Different from the case of massless perturbations, for which the branch cut is typically caused by a function of the form \(\omega ^{1/2}\), it is essential to note that the infinity is no longer a branch point of \(g(\varpi )\). Therefore, as one closes the contour integral of \(\omega \) counter-clockwise alone a large circle in the entire complex plane, the argument of \(\varpi \) can be consistently chosen to lag behind that of \(\omega \) by \(\pi /2\). It thus varies continuously within the interval \([-\pi , \pi ]\), inside the range where \(g=W_{\kappa ,\lambda }\) is analytic. Subsequently, the contribution of the counter integral of Eq. (22) comes entirely from the branch cut associated with \(\varpi \).
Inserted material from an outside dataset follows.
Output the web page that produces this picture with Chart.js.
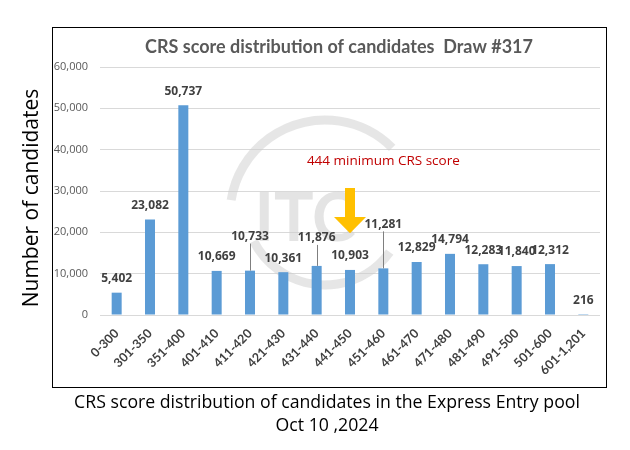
<!DOCTYPE html>
<html><head><meta charset="utf-8">
<script src="https://cdn.jsdelivr.net/npm/chart.js@4.4.1/dist/chart.umd.min.js"></script>
<style>html,body{margin:0;padding:0;background:#fff}#wrap{width:630px;height:450px;position:relative}</style>
</head><body><div id="wrap"><canvas id="c" width="630" height="450"></canvas></div>
<script>
const categories = ['0-300','301-350','351-400','401-410','411-420','421-430','431-440','441-450','451-460','461-470','471-480','481-490','491-500','501-600','601-1,201'];
const candidates = [5402,23082,50737,10669,10733,10361,11876,10903,11281,12829,14794,12283,11840,12312,216];
const yMax = 60000;
const yStep = 10000;
const chartTitle = 'CRS score distribution of candidates  Draw #317';
const yAxisTitle = 'Number of candidates';
const captionLines = ['CRS score distribution of candidates in the Express Entry pool', 'Oct 10 ,2024'];
const cutoffText = '444 minimum CRS score';
const cutoffCategory = '441-450';

const BASE = 'Lato, "Open Sans", sans-serif';
const NUM = '"Open Sans", sans-serif';

const decor = {
  id: 'decor',
  beforeDraw(chart) {
    const ctx = chart.ctx;
    ctx.save();
    ctx.fillStyle = '#fff';
    ctx.fillRect(0, 0, chart.width, chart.height);
    ctx.strokeStyle = '#000';
    ctx.lineWidth = 1;
    ctx.strokeRect(52.5, 27.5, 554, 360);
    // title
    ctx.fillStyle = '#595959';
    ctx.font = 'bold 18px ' + BASE;
    ctx.textAlign = 'center';
    ctx.textBaseline = 'middle';
    ctx.fillText(chartTitle, 339, 47);
    // y axis title
    ctx.save();
    ctx.translate(32, 198);
    ctx.rotate(-Math.PI / 2);
    ctx.fillStyle = '#000';
    ctx.font = '21px "Open Sans", sans-serif';
    ctx.fillText(yAxisTitle, 0, 0);
    ctx.restore();
    // caption
    ctx.fillStyle = '#000';
    ctx.font = '17.7px "Open Sans", sans-serif';
    ctx.fillText(captionLines[0], 327, 403);
    ctx.fillText(captionLines[1], 327, 426);
    ctx.restore();
  },
  beforeDatasetsDraw(chart) {
    // faint watermark
    const ctx = chart.ctx;
    ctx.save();
    ctx.fillStyle = 'rgba(205,205,205,0.55)';
    ctx.font = 'bold 66px ' + BASE;
    ctx.textAlign = 'center';
    ctx.textBaseline = 'middle';
    ctx.fillText('ITC', 305, 220);
    ctx.strokeStyle = 'rgba(205,205,205,0.5)';
    ctx.lineWidth = 9;
    ctx.beginPath();
    ctx.arc(325, 215, 95, Math.PI * 1.05, Math.PI * 1.75);
    ctx.stroke();
    ctx.beginPath();
    ctx.arc(325, 205, 80, Math.PI * 0.2, Math.PI * 0.85);
    ctx.stroke();
    ctx.restore();
  },
  afterDatasetsDraw(chart, args, opts) {
    const ctx = chart.ctx;
    const meta = chart.getDatasetMeta(0);
    const xs = chart.scales.x, ys = chart.scales.y;
    ctx.save();
    ctx.font = 'bold 12px ' + NUM;
    ctx.fillStyle = '#404040';
    ctx.textAlign = 'center';
    ctx.textBaseline = 'middle';
    meta.data.forEach((bar, i) => {
      const lift = (opts.lift && opts.lift[i]) || 0;
      const y = bar.y - 14 - lift;
      ctx.fillText(candidates[i].toLocaleString('en-US'), bar.x, y);
      if (lift) {
        ctx.strokeStyle = '#7f7f7f';
        ctx.lineWidth = 1;
        ctx.beginPath();
        ctx.moveTo(Math.round(bar.x) + 0.5, y + 7);
        ctx.lineTo(Math.round(bar.x) + 0.5, bar.y);
        ctx.stroke();
      }
    });
    // cutoff annotation
    const ci = categories.indexOf(cutoffCategory);
    const ax = xs.getPixelForValue(ci);
    ctx.fillStyle = '#C00000';
    ctx.font = '13.5px "Open Sans", sans-serif';
    ctx.fillText(cutoffText, xs.getPixelForValue(ci + 1), ys.getPixelForValue(37300));
    const yTop = ys.getPixelForValue(30700), yHead = ys.getPixelForValue(23700), yTip = ys.getPixelForValue(19800);
    ctx.fillStyle = '#FFC000';
    ctx.beginPath();
    ctx.moveTo(ax - 5, yTop);
    ctx.lineTo(ax + 5, yTop);
    ctx.lineTo(ax + 5, yHead);
    ctx.lineTo(ax + 16, yHead);
    ctx.lineTo(ax, yTip);
    ctx.lineTo(ax - 16, yHead);
    ctx.lineTo(ax - 5, yHead);
    ctx.closePath();
    ctx.fill();
    ctx.restore();
  }
};

new Chart(document.getElementById('c'), {
  type: 'bar',
  data: {
    labels: categories,
    datasets: [{
      data: candidates,
      backgroundColor: '#5B9BD5',
      barPercentage: 0.3,
      categoryPercentage: 1.0
    }]
  },
  options: {
    responsive: false,
    animation: false,
    layout: { padding: { left: 52, right: 30, top: 67, bottom: 65 } },
    plugins: {
      legend: { display: false },
      tooltip: { enabled: false },
      decor: { lift: { 4: 20, 6: 14, 8: 30 } }
    },
    scales: {
      x: {
        grid: { display: false, drawTicks: false },
        border: { display: false },
        ticks: {
          color: '#404040',
          font: { family: BASE, size: 12.5, weight: 'bold' },
          minRotation: 45, maxRotation: 45, padding: 11
        },
        afterFit(s) { s.height = 70; }
      },
      y: {
        min: 0, max: yMax,
        grid: { color: '#D9D9D9', drawTicks: false },
        border: { display: false },
        ticks: {
          stepSize: yStep,
          color: '#595959',
          font: { family: NUM, size: 11 },
          padding: 12,
          callback: v => v.toLocaleString('en-US')
        },
        afterFit(s) { s.width = 48; }
      }
    }
  },
  plugins: [decor]
});
</script></body></html>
A convenient choice is to place the branch cut parallel to and immediately below the real axis of \(\omega \) [32, 35] as shown in Fig. 1. Thus we have, anywhere away from the branch cut,

$$\begin{aligned} -\pi\le & {} \arg (\omega -\mu ) \le \pi , \\ 0\le & {} \arg (\omega +\mu ) \le 2\pi . \end{aligned}$$

As a result, the relevant contribution is governed by the difference between the values of the integrand of Eq. (22) on the two opposite sides of the branch cut. The argument of either factor must evolve while avoiding the chosen branch cut while encircling either one of the branch points. It is easy to ascertain that the variable \(\varpi \) is effectively differed by the transformation \(\varpi \rightarrow \varpi e^{i\pi }\), thus Eq. (22) gives

$$\begin{aligned} G(r, r';t)= & {} -\frac{1}{2\pi }\int _{-\mu }^{\mu } F(r, r';\omega )e^{-i\omega t}d\omega , \end{aligned}$$
(27)

where

$$\begin{aligned} F (\varpi )\equiv & {} \frac{{{\tilde{\Psi }}}_1\left( r', \varpi e^{i\pi } \right) {{\tilde{\Psi }}}_2\left( r, \varpi e^{i\pi }\right) }{W\left( \varpi e^{i\pi } \right) } \nonumber \\{} & {} - \frac{{{\tilde{\Psi }}}_1\left( r', \varpi \right) {{\tilde{\Psi }}}_2\left( r, \varpi \right) }{W(\varpi )} . \end{aligned}$$
(28)
Fig. 1
figure 1

The chosen contour of the integration and the branch cut on the complex plane of the frequency-domain Green’s function. The inverse Fourier transform corresponds to the integral along the real axis. It is complemented by an integral along a large semicircle in the lower half of the complex plane, which is subsequently deformed to go around the quasinormal poles and branch cut indicated in the plot

Full size image

For \({{\tilde{\Psi }}}_1\), one requires that the wave form does not contain any discontinuity when crossing the branch cut. The most general form that satisfies the requirement by combining the Whittaker functions is

$$\begin{aligned} {\tilde{\Psi }}_1(\varpi ,r)= & {} A(\varpi ) M_{\kappa , \lambda }(2\varpi r)+B(\varpi ) M_{\kappa , -\lambda }(2\varpi r), \end{aligned}$$
(29)

where

$$\begin{aligned} A=A(\varpi )= a\varpi ^{-1/2-\lambda } \end{aligned}$$
(30)

and

$$\begin{aligned} B=B(\varpi ) = b\varpi ^{-1/2+\lambda }, \end{aligned}$$
(31)

where a and b are some one-valued even functions of \(\varpi \). Further discussions regarding the analytic properties of \({\tilde{\Psi }}_1\) are given in Appendix A. As discussed above, such a waveform usually contains both the in-going and out-coming components.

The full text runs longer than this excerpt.